Heute sitzt der Autodidakt ganz oben »im Fotografenhimmel«. Glück nennt er das ganz bescheiden. »Ich werde gebucht für das, was ich mache, für meinen Stil. Verbiegen muss ich mich nie.« Ihm geht es immer nur »um das bestmögliche Bild«, ganz gleich ob er Werbung, Mode, Landschaften, Gesichter oder Körper fotografiert. Egal ob Farbe oder Schwarzweiß. Für ihn ist Fotografie ein Universum - und er ein Entdecker aller Möglichkeiten. Kein Wunder, dass er Irving Penn ganz besonders verehrt, »für die Spannweite, die er beherrscht. Reportage, Still-Life, Porträt, Mode, Art. Und alles auf einem außergewöhnlichen Niveau«.
Bei Bitesnich zu Hause hängen Original-Prints von Kollegen an der Wand, »das ist mein Laster. Ich habe einiges von Greg Gorman, Newton, Riefenstahl, Jan Saudek«. Und mittlerweile ist die Sammlung der Fotobücher zur Vier-mal-drei-Meter-Wand gewachsen. »Ich liebe diese Bände, ein Buch in die Hand zu nehmen, das Papier zu fühlen, den Geruch einzuatmen. Die Lagerfeld-Bücher riechen besonders gut. Ich bewundere ihn sehr für seine Arbeit auf so vielen Gebieten."
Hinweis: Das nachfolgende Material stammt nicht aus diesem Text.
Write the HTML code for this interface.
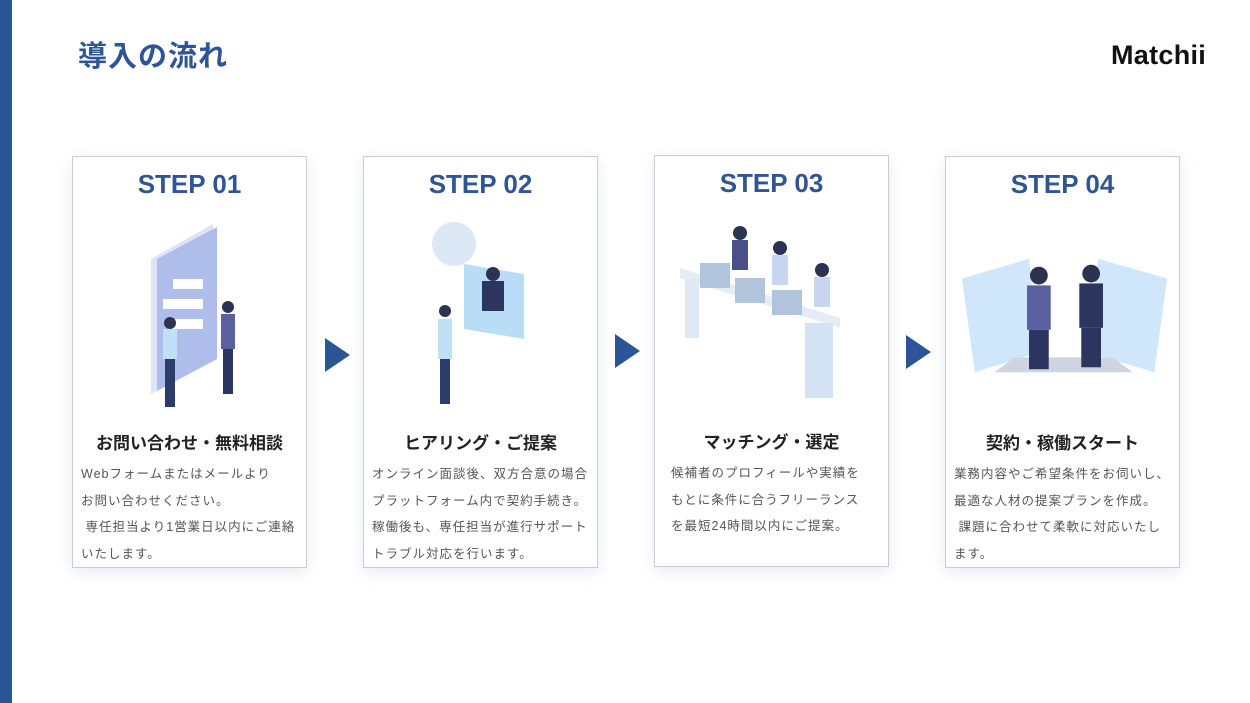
<!DOCTYPE html>
<html><head><meta charset="utf-8"><style>
body{margin:0;width:1250px;height:703px;background:#fff;position:relative;overflow:hidden;font-family:"Liberation Sans","Noto Sans CJK JP",sans-serif}
.bar{position:absolute;left:0;top:0;width:12px;height:703px;background:#2c5596}
.title{position:absolute;left:78px;top:33px;font-size:29px;font-weight:bold;color:#2f5597;letter-spacing:1px}
.logo{position:absolute;left:1111px;top:40px;font-size:27px;font-weight:bold;color:#111;letter-spacing:0.3px}
.card{position:absolute;top:156px;width:233px;height:410px;border:1px solid #c9ccd3;background:#fff;box-shadow:0 4px 14px rgba(100,120,170,.15)}
.step{position:absolute;top:12px;left:0;width:100%;text-align:center;font-size:26px;font-weight:bold;color:#2f5597}
.h{position:absolute;top:272px;left:0;width:100%;text-align:center;font-size:17px;font-weight:bold;color:#222}
.b{position:absolute;top:304px;left:8px;right:0;font-size:12.5px;line-height:26.5px;color:#555;letter-spacing:1px;white-space:nowrap}
.arr{position:absolute;width:0;height:0;border-top:17px solid transparent;border-bottom:17px solid transparent;border-left:25px solid #2c5596}
.ill{position:absolute;left:60px;top:62px;width:115px;height:190px}
</style></head><body>
<div class="bar"></div>
<div class="title">導入の流れ</div>
<div class="logo">Matchii</div>

<div class="card" style="left:72px">
<div class="step">STEP 01</div>
<svg class="ill" viewBox="0 0 115 190" style="left:60px;top:62px">
<polygon points="18,40 80,5 80,140 18,175" fill="#dfe3f7"/><polygon points="24,40 84,8 84,140 24,172" fill="#aebde9"/>
<rect x="40" y="60" width="30" height="10" fill="#fff"/><rect x="30" y="80" width="40" height="10" fill="#fff"/><rect x="35" y="100" width="35" height="10" fill="#fff"/>
<rect x="30" y="110" width="14" height="30" fill="#bfe0f7"/><rect x="32" y="140" width="10" height="48" fill="#2b3d6a"/>
<rect x="88" y="95" width="14" height="35" fill="#5a5f9e"/><rect x="90" y="130" width="10" height="45" fill="#2b3560"/>
<circle cx="37" cy="104" r="6" fill="#2b3350"/><circle cx="95" cy="88" r="6" fill="#2b3350"/></svg>
<div class="h">お問い合わせ・無料相談</div>
<div class="b">Webフォームまたはメールより<br>お問い合わせください。<br>&nbsp;専任担当より1営業日以内にご連絡<br>いたします。</div>
</div>
<div class="arr" style="left:325px;top:338px"></div>

<div class="card" style="left:363px">
<div class="step">STEP 02</div>
<svg class="ill" viewBox="0 0 115 190">
<circle cx="30" cy="25" r="22" fill="#dce8f5"/><polygon points="40,45 100,55 100,120 40,110" fill="#b9dcf7"/>
<rect x="58" y="62" width="22" height="30" fill="#2b3560"/><circle cx="69" cy="55" r="7" fill="#2b3350"/>
<rect x="14" y="100" width="14" height="40" fill="#bfe0f7"/><rect x="16" y="140" width="10" height="45" fill="#2b3d6a"/><circle cx="21" cy="92" r="6" fill="#2b3350"/></svg>
<div class="h">ヒアリング・ご提案</div>
<div class="b">オンライン面談後、双方合意の場合<br>プラットフォーム内で契約手続き。<br>稼働後も、専任担当が進行サポート<br>トラブル対応を行います。</div>
</div>
<div class="arr" style="left:615px;top:334px"></div>

<div class="card" style="left:654px;top:155px">
<div class="step">STEP 03</div>
<svg class="ill" viewBox="0 0 170 190" style="left:25px;width:170px">
<polygon points="0,50 160,100 160,110 0,60" fill="#e6ecf5"/><rect x="125" y="105" width="28" height="75" fill="#d3e3f3"/><rect x="5" y="60" width="14" height="60" fill="#dfe9f5"/>
<rect x="20" y="45" width="30" height="25" fill="#b0c4dc"/><rect x="55" y="60" width="30" height="25" fill="#b0c4dc"/><rect x="92" y="72" width="30" height="25" fill="#b0c4dc"/>
<circle cx="60" cy="15" r="7" fill="#2b3350"/><rect x="52" y="22" width="16" height="30" fill="#4a4f8a"/>
<circle cx="100" cy="30" r="7" fill="#2b3350"/><rect x="92" y="37" width="16" height="30" fill="#c9d6f2"/>
<circle cx="142" cy="52" r="7" fill="#2b3350"/><rect x="134" y="59" width="16" height="30" fill="#c9d6f2"/></svg>
<div class="h">マッチング・選定</div>
<div class="b" style="left:16px">候補者のプロフィールや実績を<br>もとに条件に合うフリーランス<br>を最短24時間以内にご提案。</div>
</div>
<div class="arr" style="left:906px;top:335px"></div>

<div class="card" style="left:945px">
<div class="step">STEP 04</div>
<svg class="ill" viewBox="0 0 215 125" style="left:14px;width:212px;top:96px;height:125px">
<polygon points="2,25 70,5 80,100 15,120" fill="#cfe6fb"/><polygon points="140,5 210,25 197,120 130,100" fill="#cfe6fb"/>
<polygon points="55,105 155,105 175,120 35,120" fill="#cfd5e0"/>
<circle cx="80" cy="22" r="9" fill="#2b3350"/><rect x="68" y="32" width="24" height="45" fill="#5a5f9e"/><rect x="70" y="77" width="20" height="40" fill="#2b3560"/>
<circle cx="133" cy="20" r="9" fill="#2b3350"/><rect x="121" y="30" width="24" height="45" fill="#2b3560"/><rect x="123" y="75" width="20" height="40" fill="#2b3560"/></svg>
<div class="h">契約・稼働スタート</div>
<div class="b">業務内容やご希望条件をお伺いし、<br>最適な人材の提案プランを作成。<br>&nbsp;課題に合わせて柔軟に対応いたし<br>ます。</div>
</div>
</body></html>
Überraschende Vielseitigkeit steckt auch in der Familie des Wieners. Kürzlich entdeckte Andreas H. Bitesnich im Nachlass der Großmutter alte Fotoglasplatten mit weiblichen Akten. Sein Großvater Rudolf, »der Ingenieur war und eine Ausbildung als japanischer Volksschullehrer hatte«, fotografierte die hüllenlosen Damen in den 20er Jahren. »Fantastische Aufnahmen«, lautet des Profi-Urteil des Enkels. Vielleicht liegt das wahre Talent zum Fotokünstler ja doch in den Genen.
Das neue stern spezial Fotografie hat einen Umfang von 96 großformatigen Seiten und zeigt einen Querschnitt durch das Werk von Andreas H. Bitesnich, hauptsächlich Schwarzweißfotografien. Neben Akten enthält das Portfolio auch Reise- und Landschaftsbilder sowie eine Serie von Körperstudien prominenter Sportathleten, die Bitesnich im Auftrag des stern machte. Im Anhang des Heftes gibt es wie immer eine Übersicht über neue Fotobücher, Ausstellungen und aktuelle Highlights der internationalen Fotografie.